● **WHAT IS REQUIRED**
Each line from the top of the listing through the one holding "fwhm_4pi_level = 5.45" should be restated word for word, with nothing added and no pictures.

● **DATASET CONTENT**
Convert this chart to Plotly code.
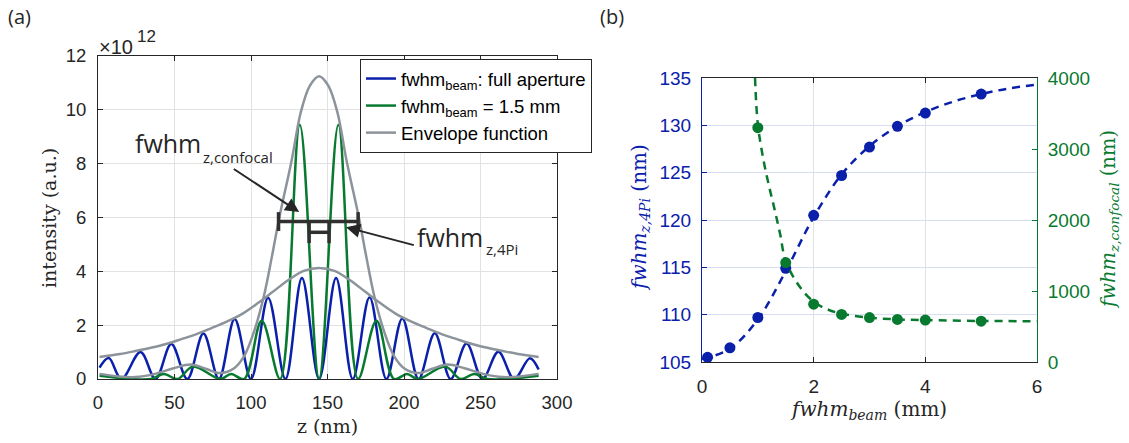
import plotly.graph_objects as go

# ---------------- Panel (a): axial intensity profiles (units of 1e12) ----------------
z_full = [1, 7, 15.3, 27.8, 37.6, 47.9, 58.4, 68.9, 79, 89.3, 100, 111.2, 122.5, 133.3, 144.5,
          155.6, 166.5, 177.5, 188.5, 198.9, 209.5, 220.1, 230.5, 240.9, 251.3, 261.7, 272, 282.3, 288]
I_full = [0.42, 0.78, 0, 1.0, 0, 1.3, 0, 1.69, 0, 2.23, 0, 3.02, 0, 3.75, 0,
          3.75, 0, 3.04, 0, 2.25, 0, 1.7, 0, 1.32, 0, 1.01, 0, 0.77, 0.35]

z_15 = [1, 34.5, 43, 52, 62, 80, 87, 95.5, 107, 119, 131.9, 144.5,
        157.1, 170, 182, 193.5, 202, 209, 227, 237, 246, 254.5, 288]
I_15 = [0.12, 0, 0.19, 0, 0.46, 0, 0.19, 0, 2.16, 0, 9.45, 0,
        9.45, 0, 2.16, 0, 0.19, 0, 0.46, 0, 0.19, 0, 0.12]

z_env_wide = [1, 14.5, 24.5, 34.5, 44.5, 54.5, 64.5, 74.5, 84.5, 94.5, 104.5, 114.5, 124.5, 134.5, 144.5,
              154.5, 164.5, 174.5, 184.5, 194.5, 204.5, 214.5, 224.5, 234.5, 244.5, 254.5, 264.5, 274.5, 288]
env_wide = [0.82, 0.93, 1.04, 1.16, 1.3, 1.48, 1.67, 1.9, 2.14, 2.43, 2.82, 3.25, 3.68, 4.02, 4.12,
            4.02, 3.68, 3.25, 2.82, 2.43, 2.14, 1.9, 1.67, 1.48, 1.3, 1.16, 1.04, 0.93, 0.82]

z_env_narrow = [1, 12.5, 24.5, 36.5, 49.5, 60.5, 70.5, 79.5, 88.5, 95.5, 102.5, 108.5, 113.5, 118.5, 126.5,
                132.5, 138.5, 144.5, 150.5, 156.5, 162.5, 170.5, 175.5, 180.5, 186.5, 193.5, 200.5,
                209.5, 218.5, 228.5, 239.5, 252.5, 264.5, 276.5, 288]
env_narrow = [0.19, 0.10, 0.07, 0.18, 0.40, 0.54, 0.38, 0.22, 0.38, 0.85, 1.85, 3.1, 4.5, 6.0, 8.1,
              9.9, 10.9, 11.25, 10.9, 9.9, 8.1, 6.0, 4.5, 3.1, 1.85, 0.85, 0.38,
              0.22, 0.38, 0.54, 0.40, 0.18, 0.07, 0.10, 0.19]

# FWHM markers (z range in nm, level in units of 1e12)
fwhm_conf_z = [118, 170]
fwhm_conf_level = 5.85
fwhm_4pi_z = [138, 151]
fwhm_4pi_level = 5.45

# ---------------- Panel (b): FWHM vs beam FWHM ----------------
beam_4pi = [0.1, 0.5, 1, 1.5, 2, 2.5, 3, 3.5, 4, 5]
fwhm_4pi = [105.5, 106.5, 109.7, 114.9, 120.5, 124.7, 127.7, 129.9, 131.3, 133.3]
fit_beam_4pi = [0, 0.5, 1, 1.5, 2, 2.5, 3, 3.5, 4, 4.5, 5, 5.5, 6]
fit_4pi = [105.3, 106.4, 109.5, 114.6, 120.3, 124.8, 127.8, 129.9, 131.4, 132.5, 133.3, 133.9, 134.3]

beam_conf = [1, 1.5, 2, 2.5, 3, 3.5, 4, 5]
fwhm_conf = [3300, 1400, 815, 670, 625, 600, 590, 575]
fit_beam_conf = [0.95, 1.0, 1.1, 1.2, 1.3, 1.4, 1.5, 1.75, 2, 2.25, 2.5, 3, 3.5, 4, 5, 6]
fit_conf = [4000, 3350, 2850, 2480, 2150, 1800, 1420, 1060, 850, 740, 680, 625, 600, 590, 578, 575]

x_ticks_a = [0, 50, 100, 150, 200, 250, 300]
y_ticks_a = [0, 2, 4, 6, 8, 10, 12]

BLUE = "#0a20ab"
GREEN = "#087a30"
GREY = "#8c939b"
DARK = "#262626"
SANS = "Liberation Sans, Arial, sans-serif"
SERIF = "DejaVu Serif, serif"
LBL = "Open Sans, sans-serif"

fig = go.Figure()

fig.add_trace(go.Scatter(x=z_full, y=I_full, mode="lines", name="fwhm<sub>beam</sub>: full aperture",
                         line=dict(color=BLUE, width=2.5, shape="spline", smoothing=1),
                         xaxis="x", yaxis="y"))
fig.add_trace(go.Scatter(x=z_15, y=I_15, mode="lines", name="fwhm<sub>beam</sub> = 1.5 mm",
                         line=dict(color=GREEN, width=2.5, shape="spline", smoothing=1),
                         xaxis="x", yaxis="y"))
fig.add_trace(go.Scatter(x=z_env_wide, y=env_wide, mode="lines", name="Envelope function",
                         legendgroup="env",
                         line=dict(color=GREY, width=2.5, shape="spline", smoothing=1),
                         xaxis="x", yaxis="y"))
fig.add_trace(go.Scatter(x=z_env_narrow, y=env_narrow, mode="lines", name="Envelope function",
                         legendgroup="env", showlegend=False,
                         line=dict(color=GREY, width=2.5, shape="spline", smoothing=1),
                         xaxis="x", yaxis="y"))

# FWHM bars
cap_big = 0.35
cap_small = 0.4
bx = [fwhm_conf_z[0], fwhm_conf_z[1], None,
      fwhm_conf_z[0], fwhm_conf_z[0], None,
      fwhm_conf_z[1], fwhm_conf_z[1], None,
      fwhm_4pi_z[0], fwhm_4pi_z[1], None,
      fwhm_4pi_z[0], fwhm_4pi_z[0], None,
      fwhm_4pi_z[1], fwhm_4pi_z[1]]
by = [fwhm_conf_level, fwhm_conf_level, None,
      fwhm_conf_level - cap_big, fwhm_conf_level + cap_big, None,
      fwhm_conf_level - cap_big, fwhm_conf_level + cap_big, None,
      fwhm_4pi_level, fwhm_4pi_level, None,
      fwhm_4pi_level - cap_small, fwhm_4pi_level + cap_small, None,
      fwhm_4pi_level - cap_small, fwhm_4pi_level + cap_small]
fig.add_trace(go.Scatter(x=bx, y=by, mode="lines", showlegend=False, hoverinfo="skip",
                         line=dict(color="#303030", width=3.5), xaxis="x", yaxis="y"))

# Panel (b) traces
fig.add_trace(go.Scatter(x=fit_beam_4pi, y=fit_4pi, mode="lines", showlegend=False,
                         line=dict(color=BLUE, width=2.5, dash="8px,6px", shape="spline"),
                         xaxis="x2", yaxis="y2"))
fig.add_trace(go.Scatter(x=beam_4pi, y=fwhm_4pi, mode="markers", showlegend=False,
                         marker=dict(color=BLUE, size=11), xaxis="x2", yaxis="y2"))
fig.add_trace(go.Scatter(x=fit_beam_conf, y=fit_conf, mode="lines", showlegend=False,
                         line=dict(color=GREEN, width=2.5, dash="8px,6px", shape="spline"),
                         xaxis="x2", yaxis="y3"))
fig.add_trace(go.Scatter(x=beam_conf, y=fwhm_conf, mode="markers", showlegend=False,
                         marker=dict(color=GREEN, size=11), xaxis="x2", yaxis="y3"))

axis_common = dict(showline=True, linecolor=DARK, linewidth=1, ticks="inside", ticklen=5,
                   tickcolor=DARK, zeroline=False, showgrid=True, gridcolor="#e2e2e2",
                   gridwidth=1, automargin=False)

W, H = 1129, 443
fig.update_layout(
    width=W, height=H, autosize=False,
    margin=dict(l=0, r=0, t=0, b=0, pad=0),
    paper_bgcolor="white", plot_bgcolor="white",
    xaxis=dict(**axis_common, domain=[98 / W, 557 / W], range=[0, 300], tickvals=x_ticks_a,
               mirror="ticks", anchor="y",
               tickfont=dict(family=SANS, size=18.5, color=DARK), ticklabelstandoff=7),
    yaxis=dict(**axis_common, domain=[1 - 379 / H, 1 - 56 / H], range=[0, 12], tickvals=y_ticks_a,
               mirror="ticks", anchor="x",
               tickfont=dict(family=SANS, size=18.5, color=DARK), ticklabelstandoff=7),
    xaxis2=dict(**axis_common, domain=[702 / W, 1037 / W], range=[0, 6], dtick=2,
                mirror="ticks", anchor="y2",
                tickfont=dict(family=SANS, size=19, color=DARK), ticklabelstandoff=7),
    yaxis2=dict(showline=True, linecolor=BLUE, linewidth=1, ticks="inside", ticklen=5, tickcolor=BLUE,
                zeroline=False, showgrid=True, gridcolor="#d9ddf2", automargin=False,
                domain=[1 - 362 / H, 1 - 78 / H], range=[105, 135], dtick=5, anchor="x2",
                tickfont=dict(family=SANS, size=19, color=BLUE), ticklabelstandoff=6),
    yaxis3=dict(showline=True, linecolor=GREEN, linewidth=1, ticks="inside", ticklen=5, tickcolor=GREEN,
                zeroline=False, showgrid=False, overlaying="y2", side="right", anchor="x2",
                range=[0, 4000], dtick=1000, automargin=False,
                tickfont=dict(family=SANS, size=19, color=GREEN), ticklabelstandoff=6),
    legend=dict(x=360 / W, y=1 - 59 / H, xanchor="left", yanchor="top",
                bgcolor="white", bordercolor=DARK, borderwidth=1,
                font=dict(family=SANS, size=18.5, color="black"),
                itemwidth=30, tracegroupgap=0),
)

def paper_text(text, px, py, size, color=DARK, family=SANS, xanchor="center", angle=0):
    return dict(text=text, x=px / W, y=1 - py / H, xref="paper", yref="paper",
                xanchor=xanchor, yanchor="middle", showarrow=False, textangle=angle,
                font=dict(family=family, size=size, color=color))

ann = []
ann.append(paper_text("(a)", 6, 17, 20, family=LBL, xanchor="left"))
ann.append(paper_text("(b)", 598, 17, 20, family=LBL, xanchor="left"))
ann.append(paper_text("×10", 97, 47, 20, xanchor="left"))
ann.append(paper_text("12", 135, 37, 17, xanchor="left"))
# axis titles
ann.append(paper_text("z (nm)", 327, 426, 19, family=SERIF))
ann.append(paper_text("intensity (a.u.)", 49, 218, 19, family=SERIF, angle=-90))
ann.append(paper_text("<i>fwhm</i><sub><i>beam</i></sub> (mm)", 868, 410, 20, family=SERIF))
ann.append(paper_text("<i>fwhm</i><sub><i>z,4Pi</i></sub> (nm)", 640, 218, 20, family=SERIF,
                      color=BLUE, angle=-90))
ann.append(paper_text("<i>fwhm</i><sub><i>z,confocal</i></sub> (nm)", 1110, 220, 19.5, family=SERIF,
                      color=GREEN, angle=-90))
# fwhm labels
ann.append(dict(text="fwhm", x=22.8, y=8.75, xref="x", yref="y", xanchor="left", yanchor="middle",
                showarrow=False, font=dict(family=LBL, size=25, color=DARK)))
ann.append(dict(text="z,confocal", x=67, y=8.25, xref="x", yref="y", xanchor="left", yanchor="middle",
                showarrow=False, font=dict(family=LBL, size=15, color=DARK)))
ann.append(dict(text="fwhm", x=207.5, y=5.28, xref="x", yref="y", xanchor="left", yanchor="middle",
                showarrow=False, font=dict(family=LBL, size=25, color=DARK)))
ann.append(dict(text="z,4Pi", x=252, y=4.83, xref="x", yref="y", xanchor="left", yanchor="middle",
                showarrow=False, font=dict(family=LBL, size=15, color=DARK)))
# arrows
ann.append(dict(text="", x=131.5, y=6.2, ax=87.8, ay=7.84, xref="x", yref="y", axref="x", ayref="y",
                showarrow=True, arrowhead=2, arrowsize=1.4, arrowwidth=2, arrowcolor=DARK))
ann.append(dict(text="", x=162.1, y=5.64, ax=207.4, ay=4.96, xref="x", yref="y", axref="x", ayref="y",
                showarrow=True, arrowhead=2, arrowsize=1.4, arrowwidth=2, arrowcolor=DARK))
fig.update_layout(annotations=ann)

fig.write_html("out.html")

● **TASK OUTPUT**
Convert this chart to Plotly code.
import plotly.graph_objects as go

# ---------------- Panel (a): axial intensity profiles (units of 1e12) ----------------
z_full = [1, 7, 15.3, 27.8, 37.6, 47.9, 58.4, 68.9, 79, 89.3, 100, 111.2, 122.5, 133.3, 144.5,
          155.6, 166.5, 177.5, 188.5, 198.9, 209.5, 220.1, 230.5, 240.9, 251.3, 261.7, 272, 282.3, 288]
I_full = [0.42, 0.78, 0, 1.0, 0, 1.3, 0, 1.69, 0, 2.23, 0, 3.02, 0, 3.75, 0,
          3.75, 0, 3.04, 0, 2.25, 0, 1.7, 0, 1.32, 0, 1.01, 0, 0.77, 0.35]

z_15 = [1, 34.5, 43, 52, 62, 80, 87, 95.5, 107, 119, 131.9, 144.5,
        157.1, 170, 182, 193.5, 202, 209, 227, 237, 246, 254.5, 288]
I_15 = [0.12, 0, 0.19, 0, 0.46, 0, 0.19, 0, 2.16, 0, 9.45, 0,
        9.45, 0, 2.16, 0, 0.19, 0, 0.46, 0, 0.19, 0, 0.12]

z_env_wide = [1, 14.5, 24.5, 34.5, 44.5, 54.5, 64.5, 74.5, 84.5, 94.5, 104.5, 114.5, 124.5, 134.5, 144.5,
              154.5, 164.5, 174.5, 184.5, 194.5, 204.5, 214.5, 224.5, 234.5, 244.5, 254.5, 264.5, 274.5, 288]
env_wide = [0.82, 0.93, 1.04, 1.16, 1.3, 1.48, 1.67, 1.9, 2.14, 2.43, 2.82, 3.25, 3.68, 4.02, 4.12,
            4.02, 3.68, 3.25, 2.82, 2.43, 2.14, 1.9, 1.67, 1.48, 1.3, 1.16, 1.04, 0.93, 0.82]

z_env_narrow = [1, 12.5, 24.5, 36.5, 49.5, 60.5, 70.5, 79.5, 88.5, 95.5, 102.5, 108.5, 113.5, 118.5, 126.5,
                132.5, 138.5, 144.5, 150.5, 156.5, 162.5, 170.5, 175.5, 180.5, 186.5, 193.5, 200.5,
                209.5, 218.5, 228.5, 239.5, 252.5, 264.5, 276.5, 288]
env_narrow = [0.19, 0.10, 0.07, 0.18, 0.40, 0.54, 0.38, 0.22, 0.38, 0.85, 1.85, 3.1, 4.5, 6.0, 8.1,
              9.9, 10.9, 11.25, 10.9, 9.9, 8.1, 6.0, 4.5, 3.1, 1.85, 0.85, 0.38,
              0.22, 0.38, 0.54, 0.40, 0.18, 0.07, 0.10, 0.19]

# FWHM markers (z range in nm, level in units of 1e12)
fwhm_conf_z = [118, 170]
fwhm_conf_level = 5.85
fwhm_4pi_z = [138, 151]
fwhm_4pi_level = 5.45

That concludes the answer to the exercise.